Relationship of nutrient dynamics and bacterial community structure at the water–sediment interface using a benthic chamber experiment

Abstract

The relationships between nutrient dynamics and the bacterial community at the water–sediment interface were investigated using the results of nutrient release fluxes, bacterial communities examined by 16S rRNA pyrosequencing and canonical correlation analysis (CCA) accompanied by lab-scale benthic chamber experiment.
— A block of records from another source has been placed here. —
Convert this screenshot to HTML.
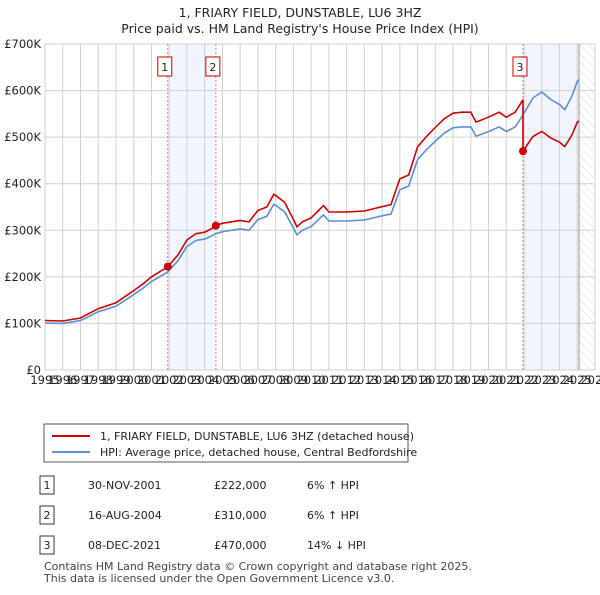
<!DOCTYPE html>
<html><head><meta charset="utf-8"><style>
body{margin:0;background:#fff;font-family:"Liberation Sans","DejaVu Sans",sans-serif;}
svg text{font-family:"DejaVu Sans","Liberation Sans",sans-serif;}
</style></head><body>
<svg id="c" width="600" height="590" xmlns="http://www.w3.org/2000/svg">
<defs><pattern id="hatch" width="6" height="6" patternUnits="userSpaceOnUse" patternTransform="rotate(-45)"><line x1="0" y1="0" x2="0" y2="6" stroke="#d8d8d8" stroke-width="1"/></pattern></defs>
<text x="300" y="17" text-anchor="middle" font-size="12.5" fill="#222">1, FRIARY FIELD, DUNSTABLE, LU6 3HZ</text>
<text x="300" y="33" text-anchor="middle" font-size="12.5" fill="#222">Price paid vs. HM Land Registry's House Price Index (HPI)</text>
<g id="plot"></g>
<g>
<rect x="44" y="424" width="364" height="38" fill="#fff" stroke="#555"/>
<line x1="52" y1="436" x2="90" y2="436" stroke="#cc0000" stroke-width="2"/>
<text x="100" y="440" font-size="11" fill="#222">1, FRIARY FIELD, DUNSTABLE, LU6 3HZ (detached house)</text>
<line x1="52" y1="452" x2="90" y2="452" stroke="#5b8fd4" stroke-width="2"/>
<text x="100" y="456" font-size="11" fill="#222">HPI: Average price, detached house, Central Bedfordshire</text>
</g>
<g id="table" font-size="11" fill="#222"></g>
<text x="44" y="570" font-size="11" fill="#444">Contains HM Land Registry data © Crown copyright and database right 2025.</text>
<text x="44" y="582" font-size="11" fill="#444">This data is licensed under the Open Government Licence v3.0.</text>
</svg>
<script>
const hpiDates=[1995,1996,1997,1998,1999,2000,2000.5,2001,2001.9,2002.5,2003,2003.5,2004,2004.6,2005,2006,2006.5,2007,2007.5,2007.9,2008.5,2009,2009.2,2009.5,2010,2010.7,2011,2012,2013,2014,2014.5,2015,2015.5,2016,2016.5,2017,2017.5,2018,2018.5,2019,2019.3,2020,2020.6,2021,2021.5,2021.9,2022.5,2023,2023.5,2024,2024.3,2024.7,2025,2025.1];
const hpiValues=[101,100,106,125,137,162,175,190,210,235,265,278,281,292,297,303,300,323,330,356,340,305,290,300,308,333,320,320,322,331,335,387,395,452,473,491,509,520,522,522,502,512,522,512,522,545,584,597,581,570,559,588,620,623];
const saleDates=[2001.92,2004.63,2021.94];
const salePrices=[222,310,470];
const saleLabels=["30-NOV-2001","16-AUG-2004","08-DEC-2021"];
const salePriceText=["£222,000","£310,000","£470,000"];
const saleHpiText=["6% ↑ HPI","6% ↑ HPI","14% ↓ HPI"];
const yTicks=[0,100,200,300,400,500,600,700];
const yTickLabels=["£0","£100K","£200K","£300K","£400K","£500K","£600K","£700K"];
const xYears=[1995,1996,1997,1998,1999,2000,2001,2002,2003,2004,2005,2006,2007,2008,2009,2010,2011,2012,2013,2014,2015,2016,2017,2018,2019,2020,2021,2022,2023,2024,2025,2026];
const dataEnd=2025.1;
const X0=45,X1=595,Y0=370,Y1=44;
const xs=t=>X0+(t-1995)/(2026-1995)*(X1-X0);
const ys=v=>Y0-v/700*(Y0-Y1);
const NS="http://www.w3.org/2000/svg";
const plot=document.getElementById('plot');
function mk(tag,attrs,parent){const e=document.createElementNS(NS,tag);for(const k in attrs)e.setAttribute(k,attrs[k]);(parent||plot).appendChild(e);return e;}
function hpiAt(t){for(let i=1;i<hpiDates.length;i++){if(t<=hpiDates[i]){const f=(t-hpiDates[i-1])/(hpiDates[i]-hpiDates[i-1]);return hpiValues[i-1]+f*(hpiValues[i]-hpiValues[i-1]);}}return hpiValues[hpiValues.length-1];}
let r=mk('rect',{x:xs(saleDates[0]),y:Y1,width:xs(saleDates[1])-xs(saleDates[0]),height:Y0-Y1,fill:'#f1f5fd'});

r=mk('rect',{x:xs(saleDates[2]),y:Y1,width:xs(dataEnd)-xs(saleDates[2]),height:Y0-Y1,fill:'#f1f5fd'});

r=mk('rect',{x:xs(dataEnd),y:Y1,width:X1-xs(dataEnd),height:Y0-Y1,fill:'url(#hatch)'});

xYears.forEach(y=>{const l=mk('line',{x1:xs(y),x2:xs(y),y1:Y1,y2:Y0,stroke:'#d0d0d0'});
const t=mk('text',{x:xs(y),y:Y0+14,'text-anchor':'middle','font-size':11.5,fill:'#222'});t.textContent=y;});
yTicks.forEach((v,i)=>{const l=mk('line',{x1:X0,x2:X1,y1:ys(v),y2:ys(v),stroke:'#d0d0d0'});
const t=mk('text',{x:X0-4,y:ys(v)+4,'text-anchor':'end','font-size':11.5,fill:'#222'});t.textContent=yTickLabels[i];});
let l=mk('line',{x1:xs(dataEnd),x2:xs(dataEnd),y1:Y1,y2:Y0,stroke:'#999'});
saleDates.forEach((d,i)=>{const v=mk('line',{x1:xs(d),x2:xs(d),y1:Y1,y2:Y0,stroke:'#f07070','stroke-dasharray':'2,2'});
const b=mk('rect',{x:xs(d)-10,y:57,width:14,height:19,fill:'#fff',stroke:'#cc0000'});
const t=mk('text',{x:xs(d)-3,y:71,'text-anchor':'middle','font-size':11,fill:'#222'});t.textContent=i+1;});
const hp=hpiDates.map((d,i)=>`${xs(d).toFixed(1)},${ys(hpiValues[i]).toFixed(1)}`).join(' ');
let p=mk('polyline',{points:hp,fill:'none',stroke:'#5b8fd4','stroke-width':1.6});
function ratioAt(t){let k=0;for(let i=0;i<saleDates.length;i++)if(t>=saleDates[i])k=i;return salePrices[k]/hpiAt(saleDates[k]);}
const pts=[];
hpiDates.forEach((d,i)=>{
  saleDates.forEach((s,j)=>{if(s>(i?hpiDates[i-1]:0)&&s<=d){const prev=j?salePrices[j-1]/hpiAt(saleDates[j-1]):salePrices[0]/hpiAt(saleDates[0]);pts.push([s,hpiAt(s)*prev]);pts.push([s,salePrices[j]]);}});
  pts.push([d,hpiValues[i]*ratioAt(d)]);
});
p=mk('polyline',{points:pts.map(q=>`${xs(q[0]).toFixed(1)},${ys(q[1]).toFixed(1)}`).join(' '),fill:'none',stroke:'#cc0000','stroke-width':1.6});
saleDates.forEach((d,i)=>{const c=mk('circle',{cx:xs(d),cy:ys(salePrices[i]),r:4,fill:'#cc0000'});});
const tb=document.getElementById('table');
saleDates.forEach((d,i)=>{const yy=485+i*30;
const b=mk('rect',{x:40,y:yy-9,width:14,height:18,fill:'#fff',stroke:'#333'},tb);
let t=mk('text',{x:47,y:yy+4,'text-anchor':'middle'},tb);t.textContent=i+1;
t=mk('text',{x:88,y:yy+4},tb);t.textContent=saleLabels[i];
t=mk('text',{x:214,y:yy+4},tb);t.textContent=salePriceText[i];
t=mk('text',{x:307,y:yy+4},tb);t.textContent=saleHpiText[i];});
</script>
</body></html>
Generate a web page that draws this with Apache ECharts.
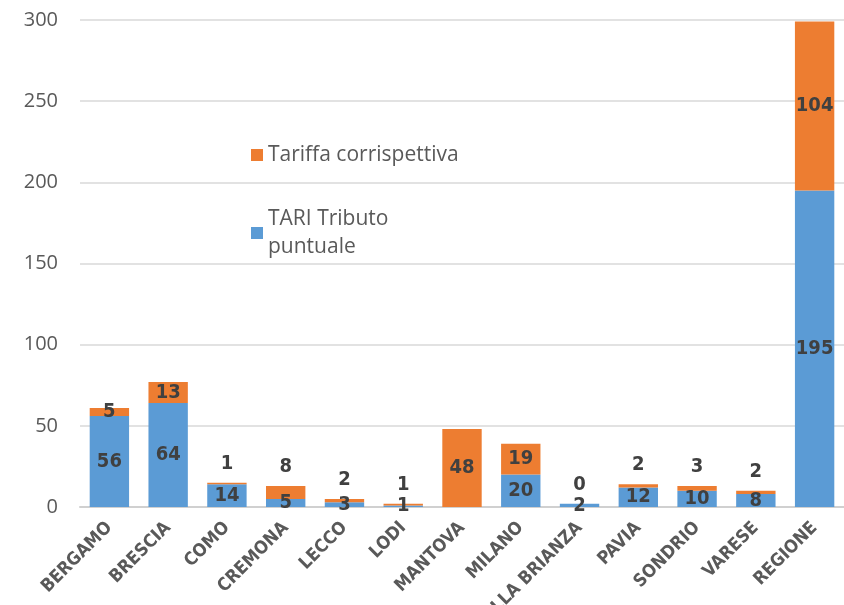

The nutrient release fluxes from the sediments into the water were as follows: −3.832 to 12.157 mg m−2 d−1 for total phosphorus, 0.049 to 9.993 mg m−2 d−1 for PO4-P, −2.011 to 41.699 mg m−2 d−1 for total nitrogen, −7.915 to −0.074 mg m−2 d−1 for NH3-N, and −17.940 to 1.209 mg m−2 d−1 for NO3-N. To evaluate the relationship between the bacterial communities and environmental variables, CCA was conducted in three representative conditions: in the overlying water, in the sediment at a depth of 0–5 cm, and in the sediment at a depth of 5–15 cm. CCA results showed that environmental variables such as nutrient release fluxes (TN, NH4, NO3, TP, and PO4) and water chemical parameters (pH, DO, COD, and temperature) were highly correlated with the bacterial communities. From the results of the nutrient release fluxes and the bacterial community, this study proposed the hypothesis for bacteria involved in the nutrient dynamics at the interface between water and sediment. In the sediment, sulfate-reducing bacteria (SRB) such as Desulfatibacillum, Desulfobacterium, Desulfomicrobium, and Desulfosalsimonas are expected to contribute to the decomposition of organic matter, and release of ammonia (NH4 +) and phosphate (PO4 3−). The PO4 3− released into the water layer was observed by the positive fluxes of PO4 3−. The NH4 + released from the sediment was rapidly oxidized by the methane-oxidizing bacteria (MOB). This study observed in the water layer dominantly abundant MOB of Methylobacillus, Methylobacter, Methylocaldum, and Methylophilus. The nitrate (NO3 −) accumulation caused by the oxidation environment of the water layer moved back to the sediment, which led to the relatively large negative fluxes of NO3 −, compared to the small negative fluxes of NH4 +. © 2018 Taylor & Francis Group, LLC.